>> START

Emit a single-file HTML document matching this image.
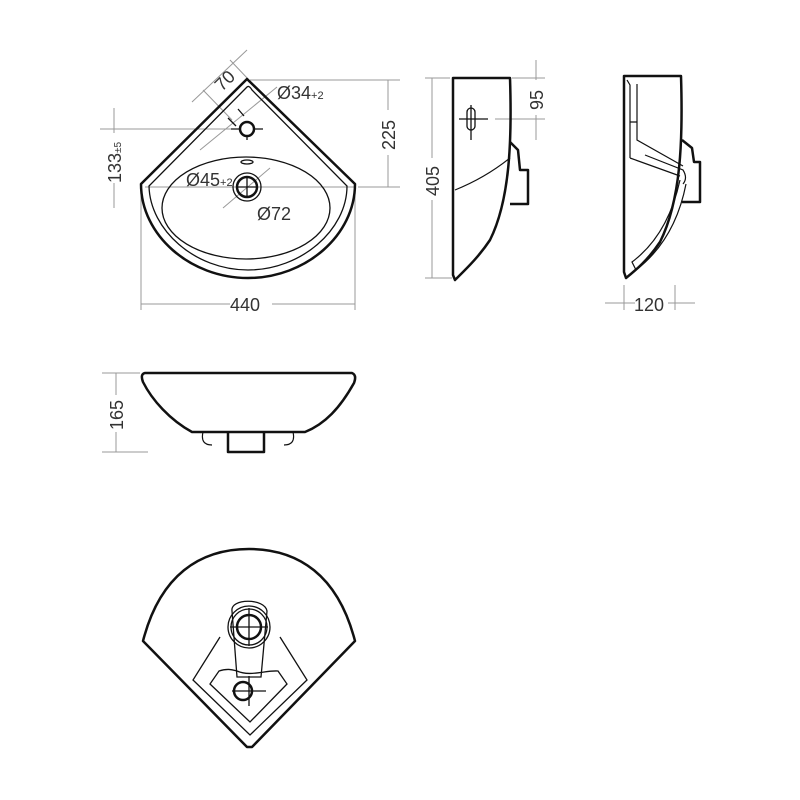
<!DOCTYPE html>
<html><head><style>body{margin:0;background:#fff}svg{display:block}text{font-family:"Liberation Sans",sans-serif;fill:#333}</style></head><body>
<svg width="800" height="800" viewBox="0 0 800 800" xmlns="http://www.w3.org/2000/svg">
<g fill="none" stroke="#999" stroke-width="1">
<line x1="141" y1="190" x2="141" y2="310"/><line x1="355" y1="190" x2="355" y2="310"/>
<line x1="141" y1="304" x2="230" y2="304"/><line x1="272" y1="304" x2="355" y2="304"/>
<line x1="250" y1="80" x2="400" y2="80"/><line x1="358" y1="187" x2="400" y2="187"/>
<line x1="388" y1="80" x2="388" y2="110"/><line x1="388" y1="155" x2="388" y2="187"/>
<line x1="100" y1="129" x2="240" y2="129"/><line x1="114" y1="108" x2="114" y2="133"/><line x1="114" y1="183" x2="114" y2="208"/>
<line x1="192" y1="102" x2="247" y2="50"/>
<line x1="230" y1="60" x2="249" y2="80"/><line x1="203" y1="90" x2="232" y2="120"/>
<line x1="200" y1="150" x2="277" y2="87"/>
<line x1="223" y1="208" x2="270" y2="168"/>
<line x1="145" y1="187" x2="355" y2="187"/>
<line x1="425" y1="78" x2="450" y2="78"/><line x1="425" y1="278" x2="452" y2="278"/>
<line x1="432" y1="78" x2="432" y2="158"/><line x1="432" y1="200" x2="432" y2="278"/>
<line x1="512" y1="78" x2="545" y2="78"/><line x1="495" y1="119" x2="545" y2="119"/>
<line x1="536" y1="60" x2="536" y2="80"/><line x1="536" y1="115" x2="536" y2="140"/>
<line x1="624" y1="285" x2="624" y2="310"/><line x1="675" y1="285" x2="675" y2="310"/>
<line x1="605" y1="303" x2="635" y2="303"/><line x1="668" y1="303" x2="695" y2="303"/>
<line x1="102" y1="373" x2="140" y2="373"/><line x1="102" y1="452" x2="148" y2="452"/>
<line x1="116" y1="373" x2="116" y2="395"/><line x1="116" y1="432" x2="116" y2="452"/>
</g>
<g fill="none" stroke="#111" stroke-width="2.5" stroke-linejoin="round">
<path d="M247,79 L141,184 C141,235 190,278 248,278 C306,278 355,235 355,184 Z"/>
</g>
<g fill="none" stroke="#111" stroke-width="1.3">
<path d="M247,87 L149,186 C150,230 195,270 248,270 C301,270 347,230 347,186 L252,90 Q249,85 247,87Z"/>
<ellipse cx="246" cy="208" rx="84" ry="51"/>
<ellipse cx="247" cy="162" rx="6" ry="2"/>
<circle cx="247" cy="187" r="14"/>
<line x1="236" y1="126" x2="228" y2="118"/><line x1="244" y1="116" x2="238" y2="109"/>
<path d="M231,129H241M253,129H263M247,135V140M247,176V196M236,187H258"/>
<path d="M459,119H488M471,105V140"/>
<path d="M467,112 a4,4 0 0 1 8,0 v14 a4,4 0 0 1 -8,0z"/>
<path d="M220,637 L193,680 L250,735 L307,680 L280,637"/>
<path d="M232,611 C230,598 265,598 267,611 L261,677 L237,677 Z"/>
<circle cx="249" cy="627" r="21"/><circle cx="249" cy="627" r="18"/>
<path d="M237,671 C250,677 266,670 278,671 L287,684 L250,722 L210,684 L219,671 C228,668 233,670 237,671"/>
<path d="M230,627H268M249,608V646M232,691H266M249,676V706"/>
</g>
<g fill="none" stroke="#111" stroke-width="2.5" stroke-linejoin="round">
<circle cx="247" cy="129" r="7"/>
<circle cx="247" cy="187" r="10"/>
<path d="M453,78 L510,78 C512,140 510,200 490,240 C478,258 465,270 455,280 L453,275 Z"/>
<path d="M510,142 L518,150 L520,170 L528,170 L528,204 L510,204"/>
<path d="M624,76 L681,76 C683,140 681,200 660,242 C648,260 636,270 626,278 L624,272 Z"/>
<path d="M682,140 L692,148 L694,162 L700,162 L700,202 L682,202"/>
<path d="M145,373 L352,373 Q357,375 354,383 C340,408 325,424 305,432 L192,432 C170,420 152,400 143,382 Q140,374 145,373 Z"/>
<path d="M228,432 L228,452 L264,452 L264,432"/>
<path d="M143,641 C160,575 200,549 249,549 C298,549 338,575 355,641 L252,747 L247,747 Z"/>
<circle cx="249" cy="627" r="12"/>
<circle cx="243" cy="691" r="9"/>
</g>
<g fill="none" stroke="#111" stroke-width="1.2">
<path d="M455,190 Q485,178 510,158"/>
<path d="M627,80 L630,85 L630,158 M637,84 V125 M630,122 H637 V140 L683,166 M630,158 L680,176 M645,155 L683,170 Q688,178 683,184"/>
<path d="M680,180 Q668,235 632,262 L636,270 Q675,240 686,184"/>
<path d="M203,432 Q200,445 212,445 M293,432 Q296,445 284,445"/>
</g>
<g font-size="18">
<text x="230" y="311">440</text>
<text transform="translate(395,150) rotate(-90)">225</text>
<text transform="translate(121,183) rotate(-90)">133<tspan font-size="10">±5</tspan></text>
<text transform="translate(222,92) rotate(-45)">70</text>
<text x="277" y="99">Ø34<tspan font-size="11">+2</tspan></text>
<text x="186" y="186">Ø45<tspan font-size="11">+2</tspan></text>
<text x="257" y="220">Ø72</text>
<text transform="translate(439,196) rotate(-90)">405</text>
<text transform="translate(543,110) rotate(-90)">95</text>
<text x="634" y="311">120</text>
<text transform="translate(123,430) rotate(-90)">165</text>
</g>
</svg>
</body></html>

>> END

* _Your instructions_
Produce an exact copy of each line of data, skipping embedded images.

* _Task response_
Emit a single-file HTML document matching this image.
<!DOCTYPE html>
<html><head><style>body{margin:0;background:#fff}svg{display:block}text{font-family:"Liberation Sans",sans-serif;fill:#333}</style></head><body>
<svg width="800" height="800" viewBox="0 0 800 800" xmlns="http://www.w3.org/2000/svg">
<g fill="none" stroke="#999" stroke-width="1">
<line x1="141" y1="190" x2="141" y2="310"/><line x1="355" y1="190" x2="355" y2="310"/>
<line x1="141" y1="304" x2="230" y2="304"/><line x1="272" y1="304" x2="355" y2="304"/>
<line x1="250" y1="80" x2="400" y2="80"/><line x1="358" y1="187" x2="400" y2="187"/>
<line x1="388" y1="80" x2="388" y2="110"/><line x1="388" y1="155" x2="388" y2="187"/>
<line x1="100" y1="129" x2="240" y2="129"/><line x1="114" y1="108" x2="114" y2="133"/><line x1="114" y1="183" x2="114" y2="208"/>
<line x1="192" y1="102" x2="247" y2="50"/>
<line x1="230" y1="60" x2="249" y2="80"/><line x1="203" y1="90" x2="232" y2="120"/>
<line x1="200" y1="150" x2="277" y2="87"/>
<line x1="223" y1="208" x2="270" y2="168"/>
<line x1="145" y1="187" x2="355" y2="187"/>
<line x1="425" y1="78" x2="450" y2="78"/><line x1="425" y1="278" x2="452" y2="278"/>
<line x1="432" y1="78" x2="432" y2="158"/><line x1="432" y1="200" x2="432" y2="278"/>
<line x1="512" y1="78" x2="545" y2="78"/><line x1="495" y1="119" x2="545" y2="119"/>
<line x1="536" y1="60" x2="536" y2="80"/><line x1="536" y1="115" x2="536" y2="140"/>
<line x1="624" y1="285" x2="624" y2="310"/><line x1="675" y1="285" x2="675" y2="310"/>
<line x1="605" y1="303" x2="635" y2="303"/><line x1="668" y1="303" x2="695" y2="303"/>
<line x1="102" y1="373" x2="140" y2="373"/><line x1="102" y1="452" x2="148" y2="452"/>
<line x1="116" y1="373" x2="116" y2="395"/><line x1="116" y1="432" x2="116" y2="452"/>
</g>
<g fill="none" stroke="#111" stroke-width="2.5" stroke-linejoin="round">
<path d="M247,79 L141,184 C141,235 190,278 248,278 C306,278 355,235 355,184 Z"/>
</g>
<g fill="none" stroke="#111" stroke-width="1.3">
<path d="M247,87 L149,186 C150,230 195,270 248,270 C301,270 347,230 347,186 L252,90 Q249,85 247,87Z"/>
<ellipse cx="246" cy="208" rx="84" ry="51"/>
<ellipse cx="247" cy="162" rx="6" ry="2"/>
<circle cx="247" cy="187" r="14"/>
<line x1="236" y1="126" x2="228" y2="118"/><line x1="244" y1="116" x2="238" y2="109"/>
<path d="M231,129H241M253,129H263M247,135V140M247,176V196M236,187H258"/>
<path d="M459,119H488M471,105V140"/>
<path d="M467,112 a4,4 0 0 1 8,0 v14 a4,4 0 0 1 -8,0z"/>
<path d="M220,637 L193,680 L250,735 L307,680 L280,637"/>
<path d="M232,611 C230,598 265,598 267,611 L261,677 L237,677 Z"/>
<circle cx="249" cy="627" r="21"/><circle cx="249" cy="627" r="18"/>
<path d="M237,671 C250,677 266,670 278,671 L287,684 L250,722 L210,684 L219,671 C228,668 233,670 237,671"/>
<path d="M230,627H268M249,608V646M232,691H266M249,676V706"/>
</g>
<g fill="none" stroke="#111" stroke-width="2.5" stroke-linejoin="round">
<circle cx="247" cy="129" r="7"/>
<circle cx="247" cy="187" r="10"/>
<path d="M453,78 L510,78 C512,140 510,200 490,240 C478,258 465,270 455,280 L453,275 Z"/>
<path d="M510,142 L518,150 L520,170 L528,170 L528,204 L510,204"/>
<path d="M624,76 L681,76 C683,140 681,200 660,242 C648,260 636,270 626,278 L624,272 Z"/>
<path d="M682,140 L692,148 L694,162 L700,162 L700,202 L682,202"/>
<path d="M145,373 L352,373 Q357,375 354,383 C340,408 325,424 305,432 L192,432 C170,420 152,400 143,382 Q140,374 145,373 Z"/>
<path d="M228,432 L228,452 L264,452 L264,432"/>
<path d="M143,641 C160,575 200,549 249,549 C298,549 338,575 355,641 L252,747 L247,747 Z"/>
<circle cx="249" cy="627" r="12"/>
<circle cx="243" cy="691" r="9"/>
</g>
<g fill="none" stroke="#111" stroke-width="1.2">
<path d="M455,190 Q485,178 510,158"/>
<path d="M627,80 L630,85 L630,158 M637,84 V125 M630,122 H637 V140 L683,166 M630,158 L680,176 M645,155 L683,170 Q688,178 683,184"/>
<path d="M680,180 Q668,235 632,262 L636,270 Q675,240 686,184"/>
<path d="M203,432 Q200,445 212,445 M293,432 Q296,445 284,445"/>
</g>
<g font-size="18">
<text x="230" y="311">440</text>
<text transform="translate(395,150) rotate(-90)">225</text>
<text transform="translate(121,183) rotate(-90)">133<tspan font-size="10">±5</tspan></text>
<text transform="translate(222,92) rotate(-45)">70</text>
<text x="277" y="99">Ø34<tspan font-size="11">+2</tspan></text>
<text x="186" y="186">Ø45<tspan font-size="11">+2</tspan></text>
<text x="257" y="220">Ø72</text>
<text transform="translate(439,196) rotate(-90)">405</text>
<text transform="translate(543,110) rotate(-90)">95</text>
<text x="634" y="311">120</text>
<text transform="translate(123,430) rotate(-90)">165</text>
</g>
</svg>
</body></html>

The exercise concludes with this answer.